Тогда я стал добиваться, кто эти достойные министры. Мне отвечали, что пока об этом неудобно говорить, что выйдут всякие интриги и сплетни и что это надо решать тогда, когда вопрос встанет, так сказать, вплотную.
Но в этот вечер мне казалось, что вопрос уже встал вплотную. Явственно чувствовалась растерянность правительства. Нас еще не спрашивали: кто? Но чувствовалось, что каждую минуту могут спросить. Между тем были ли мы готовы? Знали ли мы, хотя бы между собой, — кто? Ни малейшим образом.

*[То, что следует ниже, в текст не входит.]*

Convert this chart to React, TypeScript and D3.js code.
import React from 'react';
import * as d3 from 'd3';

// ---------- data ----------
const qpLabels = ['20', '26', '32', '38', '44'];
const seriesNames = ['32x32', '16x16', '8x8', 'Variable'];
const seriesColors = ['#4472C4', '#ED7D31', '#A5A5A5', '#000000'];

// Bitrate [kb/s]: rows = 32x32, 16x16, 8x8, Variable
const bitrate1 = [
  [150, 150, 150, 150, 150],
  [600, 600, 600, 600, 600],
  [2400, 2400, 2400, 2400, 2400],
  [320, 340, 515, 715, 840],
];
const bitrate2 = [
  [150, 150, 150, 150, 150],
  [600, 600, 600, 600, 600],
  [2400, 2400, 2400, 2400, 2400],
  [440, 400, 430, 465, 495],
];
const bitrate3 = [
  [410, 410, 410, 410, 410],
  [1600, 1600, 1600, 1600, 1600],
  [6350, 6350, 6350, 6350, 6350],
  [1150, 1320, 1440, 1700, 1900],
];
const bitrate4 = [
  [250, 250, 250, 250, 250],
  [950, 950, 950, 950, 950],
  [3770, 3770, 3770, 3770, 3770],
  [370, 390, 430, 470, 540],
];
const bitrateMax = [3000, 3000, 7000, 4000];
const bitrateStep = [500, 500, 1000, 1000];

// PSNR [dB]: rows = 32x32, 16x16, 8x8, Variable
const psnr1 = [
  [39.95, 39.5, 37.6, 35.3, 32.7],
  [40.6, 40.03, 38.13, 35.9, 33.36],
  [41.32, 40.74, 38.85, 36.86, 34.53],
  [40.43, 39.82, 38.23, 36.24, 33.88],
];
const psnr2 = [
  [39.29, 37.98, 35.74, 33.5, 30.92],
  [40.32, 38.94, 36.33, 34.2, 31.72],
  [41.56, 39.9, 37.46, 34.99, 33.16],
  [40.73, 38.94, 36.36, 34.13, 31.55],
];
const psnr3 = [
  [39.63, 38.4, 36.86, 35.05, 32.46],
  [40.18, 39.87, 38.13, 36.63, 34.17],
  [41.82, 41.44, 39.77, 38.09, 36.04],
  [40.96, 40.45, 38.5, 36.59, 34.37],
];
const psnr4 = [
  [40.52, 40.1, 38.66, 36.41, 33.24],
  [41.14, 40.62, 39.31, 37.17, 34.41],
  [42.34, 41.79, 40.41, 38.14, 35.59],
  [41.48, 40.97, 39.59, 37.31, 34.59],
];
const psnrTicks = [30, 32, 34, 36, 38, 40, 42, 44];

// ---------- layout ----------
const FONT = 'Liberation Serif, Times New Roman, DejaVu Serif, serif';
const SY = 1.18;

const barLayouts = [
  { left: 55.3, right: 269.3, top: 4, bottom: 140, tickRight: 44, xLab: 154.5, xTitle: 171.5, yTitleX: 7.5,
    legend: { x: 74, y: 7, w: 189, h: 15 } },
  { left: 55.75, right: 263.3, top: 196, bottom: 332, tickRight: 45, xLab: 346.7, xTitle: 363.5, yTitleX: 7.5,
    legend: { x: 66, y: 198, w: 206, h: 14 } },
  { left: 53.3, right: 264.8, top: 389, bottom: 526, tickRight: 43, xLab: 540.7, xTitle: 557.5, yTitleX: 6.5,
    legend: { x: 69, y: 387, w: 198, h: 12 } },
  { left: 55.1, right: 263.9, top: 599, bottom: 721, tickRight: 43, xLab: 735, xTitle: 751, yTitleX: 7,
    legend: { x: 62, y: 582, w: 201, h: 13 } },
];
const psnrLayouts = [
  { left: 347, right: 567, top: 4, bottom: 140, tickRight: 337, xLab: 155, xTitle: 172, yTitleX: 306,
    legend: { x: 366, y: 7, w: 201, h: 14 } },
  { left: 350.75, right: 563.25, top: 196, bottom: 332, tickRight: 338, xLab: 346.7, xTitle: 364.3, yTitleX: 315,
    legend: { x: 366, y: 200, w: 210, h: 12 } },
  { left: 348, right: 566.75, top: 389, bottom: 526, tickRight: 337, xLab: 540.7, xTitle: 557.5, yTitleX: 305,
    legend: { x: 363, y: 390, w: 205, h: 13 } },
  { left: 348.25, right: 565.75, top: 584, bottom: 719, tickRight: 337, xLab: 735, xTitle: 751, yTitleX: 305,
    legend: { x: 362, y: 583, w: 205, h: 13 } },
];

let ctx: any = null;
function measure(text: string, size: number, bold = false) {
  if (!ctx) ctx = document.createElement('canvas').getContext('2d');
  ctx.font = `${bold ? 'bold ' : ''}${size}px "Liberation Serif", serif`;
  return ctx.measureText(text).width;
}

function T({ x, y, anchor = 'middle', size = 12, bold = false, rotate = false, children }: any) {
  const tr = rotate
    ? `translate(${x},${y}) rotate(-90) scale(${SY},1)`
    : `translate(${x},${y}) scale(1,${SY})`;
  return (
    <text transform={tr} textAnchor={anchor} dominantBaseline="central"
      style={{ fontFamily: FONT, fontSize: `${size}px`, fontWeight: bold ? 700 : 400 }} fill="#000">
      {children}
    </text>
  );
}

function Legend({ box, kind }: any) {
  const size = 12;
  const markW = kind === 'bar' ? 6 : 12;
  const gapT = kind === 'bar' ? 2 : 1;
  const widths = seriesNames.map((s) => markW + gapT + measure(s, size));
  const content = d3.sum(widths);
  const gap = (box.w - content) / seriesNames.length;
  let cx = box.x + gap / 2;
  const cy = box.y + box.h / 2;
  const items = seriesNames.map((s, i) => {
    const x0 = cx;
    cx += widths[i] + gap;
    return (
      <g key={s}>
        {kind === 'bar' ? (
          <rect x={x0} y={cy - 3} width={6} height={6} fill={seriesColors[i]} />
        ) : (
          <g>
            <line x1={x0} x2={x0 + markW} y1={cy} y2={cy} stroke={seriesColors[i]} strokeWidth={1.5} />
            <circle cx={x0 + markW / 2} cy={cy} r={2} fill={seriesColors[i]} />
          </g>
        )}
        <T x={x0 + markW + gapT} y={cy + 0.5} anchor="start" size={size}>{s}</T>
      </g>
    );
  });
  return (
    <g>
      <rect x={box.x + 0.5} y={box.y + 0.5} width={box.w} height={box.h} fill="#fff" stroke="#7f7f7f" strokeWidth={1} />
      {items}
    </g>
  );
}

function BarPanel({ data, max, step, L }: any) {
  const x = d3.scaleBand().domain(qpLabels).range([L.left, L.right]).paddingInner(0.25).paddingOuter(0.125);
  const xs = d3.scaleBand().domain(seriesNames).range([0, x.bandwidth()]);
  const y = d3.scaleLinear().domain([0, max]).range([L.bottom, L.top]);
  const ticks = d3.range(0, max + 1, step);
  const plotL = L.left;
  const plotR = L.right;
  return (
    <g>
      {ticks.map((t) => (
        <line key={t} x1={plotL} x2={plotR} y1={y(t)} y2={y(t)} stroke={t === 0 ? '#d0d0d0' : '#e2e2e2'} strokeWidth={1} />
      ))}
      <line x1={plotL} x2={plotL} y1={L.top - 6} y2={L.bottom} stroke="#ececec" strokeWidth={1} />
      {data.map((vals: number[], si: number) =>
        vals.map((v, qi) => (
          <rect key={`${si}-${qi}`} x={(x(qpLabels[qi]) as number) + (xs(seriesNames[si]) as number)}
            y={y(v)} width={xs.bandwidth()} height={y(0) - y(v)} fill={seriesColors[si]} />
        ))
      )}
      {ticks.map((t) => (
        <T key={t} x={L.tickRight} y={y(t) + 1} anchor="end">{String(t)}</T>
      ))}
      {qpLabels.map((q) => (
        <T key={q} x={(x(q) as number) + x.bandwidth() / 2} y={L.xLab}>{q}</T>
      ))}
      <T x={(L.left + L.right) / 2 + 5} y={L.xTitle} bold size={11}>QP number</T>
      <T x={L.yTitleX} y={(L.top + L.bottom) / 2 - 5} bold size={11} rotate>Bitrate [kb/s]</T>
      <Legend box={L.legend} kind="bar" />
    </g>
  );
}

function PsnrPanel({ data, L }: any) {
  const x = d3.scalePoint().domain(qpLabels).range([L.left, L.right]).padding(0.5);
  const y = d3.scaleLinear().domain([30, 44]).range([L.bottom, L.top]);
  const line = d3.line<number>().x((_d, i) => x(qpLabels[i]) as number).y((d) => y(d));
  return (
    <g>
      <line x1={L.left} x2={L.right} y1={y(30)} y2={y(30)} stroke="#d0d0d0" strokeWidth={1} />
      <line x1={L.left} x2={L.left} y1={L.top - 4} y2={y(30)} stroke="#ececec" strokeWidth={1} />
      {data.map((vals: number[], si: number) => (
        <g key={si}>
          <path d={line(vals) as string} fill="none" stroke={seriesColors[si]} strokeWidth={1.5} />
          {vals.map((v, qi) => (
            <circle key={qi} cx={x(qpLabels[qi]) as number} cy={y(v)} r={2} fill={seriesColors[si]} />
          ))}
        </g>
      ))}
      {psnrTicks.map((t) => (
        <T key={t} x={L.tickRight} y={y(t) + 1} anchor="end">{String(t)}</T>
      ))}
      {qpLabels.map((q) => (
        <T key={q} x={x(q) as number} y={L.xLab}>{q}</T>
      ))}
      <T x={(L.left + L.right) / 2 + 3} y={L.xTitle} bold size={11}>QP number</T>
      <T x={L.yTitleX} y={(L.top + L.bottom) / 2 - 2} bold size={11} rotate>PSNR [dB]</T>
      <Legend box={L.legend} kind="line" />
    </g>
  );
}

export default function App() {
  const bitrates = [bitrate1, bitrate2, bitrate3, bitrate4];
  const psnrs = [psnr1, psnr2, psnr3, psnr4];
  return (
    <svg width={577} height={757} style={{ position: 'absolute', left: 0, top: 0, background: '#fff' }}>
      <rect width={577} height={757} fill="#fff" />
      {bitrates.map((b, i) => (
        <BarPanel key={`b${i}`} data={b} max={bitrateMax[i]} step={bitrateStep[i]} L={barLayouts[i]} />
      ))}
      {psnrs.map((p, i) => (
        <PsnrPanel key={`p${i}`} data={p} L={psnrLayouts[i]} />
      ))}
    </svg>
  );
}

Поэтому я сделал следующее предложение, приблизительно в таких словах:
— Хотя это может показаться неловким, неудобным и так далее, но наступило время, когда с этим нельзя считаться. На нас лежит слишком большая ответственность. Мы вот уже полтора года твердим, что правительство никуда негодно. А что, если станется «по слову нашему»? Если с нами наконец согласятся и скажут:
— Давайте ваших людей.
Разве мы готовы? Разве мы можем назвать, не отделываясь общей формулой, «людей, доверием общества облеченных», конкретных, живых людей?.. Я полагаю, что нам необходимо теперь уже, ибо это своевременно сейчас, — составить для себя, для бюро блока, список имен, то есть людей, которые могли бы быть правительством.
Последовала некоторая пауза. Я видел, что все почувствовали себя неудобно. Слово попросил Шингарев и выразил, очевидно, мнение всех, что пока это еще невозможно. Я настаивал, утверждая, что время уже пришло. Но ничего не вышло, никто меня не поддержал, и списка не составили. Всем было — неловко… И мне тоже.